The FCC launched the program in 2021 to help ensure that households “can afford the broadband they need for work, school, healthcare and more.”

NORFOLK, Va. — Almost half a million households in Virginia are at risk of losing high-speed internet due to the Affordable Connectivity Program (ACP) running out of funds in May, the White House said.

A spokesperson for the White House says one in seven households in Virginia are saving money on their internet bills because of the program. 

The Federal Communications Commission (FCC) launched the program in December 2021 to help ensure that households “can afford the broadband they need for work, school, healthcare and more,” according to the agency.

The program was open to certain groups — including households with members with an income at or below 200% of the federal guidelines  — but applications closed in February due to the anticipated end of the program.

The program offered applicants a discount of up to $30 a month for internet service and up to $75 a month for households on tribal lands. The program also gave a one-time $100 discount for purchasing a computer or tablet, giving households with a lack of funds an opportunity to meet their technology needs.

A White House spokesperson said the Biden administration is calling on Congress to extend funding for ACP so that households can continue affording necessary internet connections.

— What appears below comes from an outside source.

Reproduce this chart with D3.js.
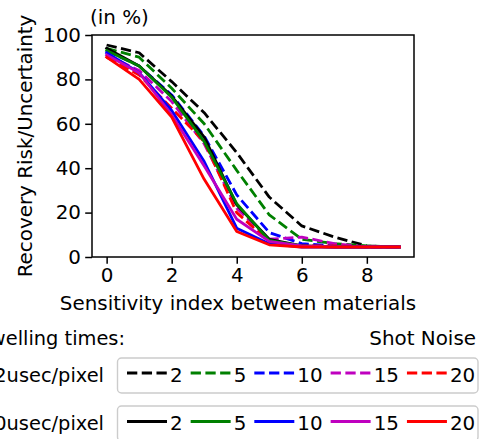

FCC Commissioner Geoffrey Starks said in an interview with 13News Now, “The Affordable Connectivity Program is the most effective we’ve had in helping low-income Americans get online [and] stay online.” 

“Over half of the enrollees are military families… starting next month [those families] are going to have the very hard choice of either coming out of their own pocket to pay their internet bill or get disconnected,” Commissioner Starks continued.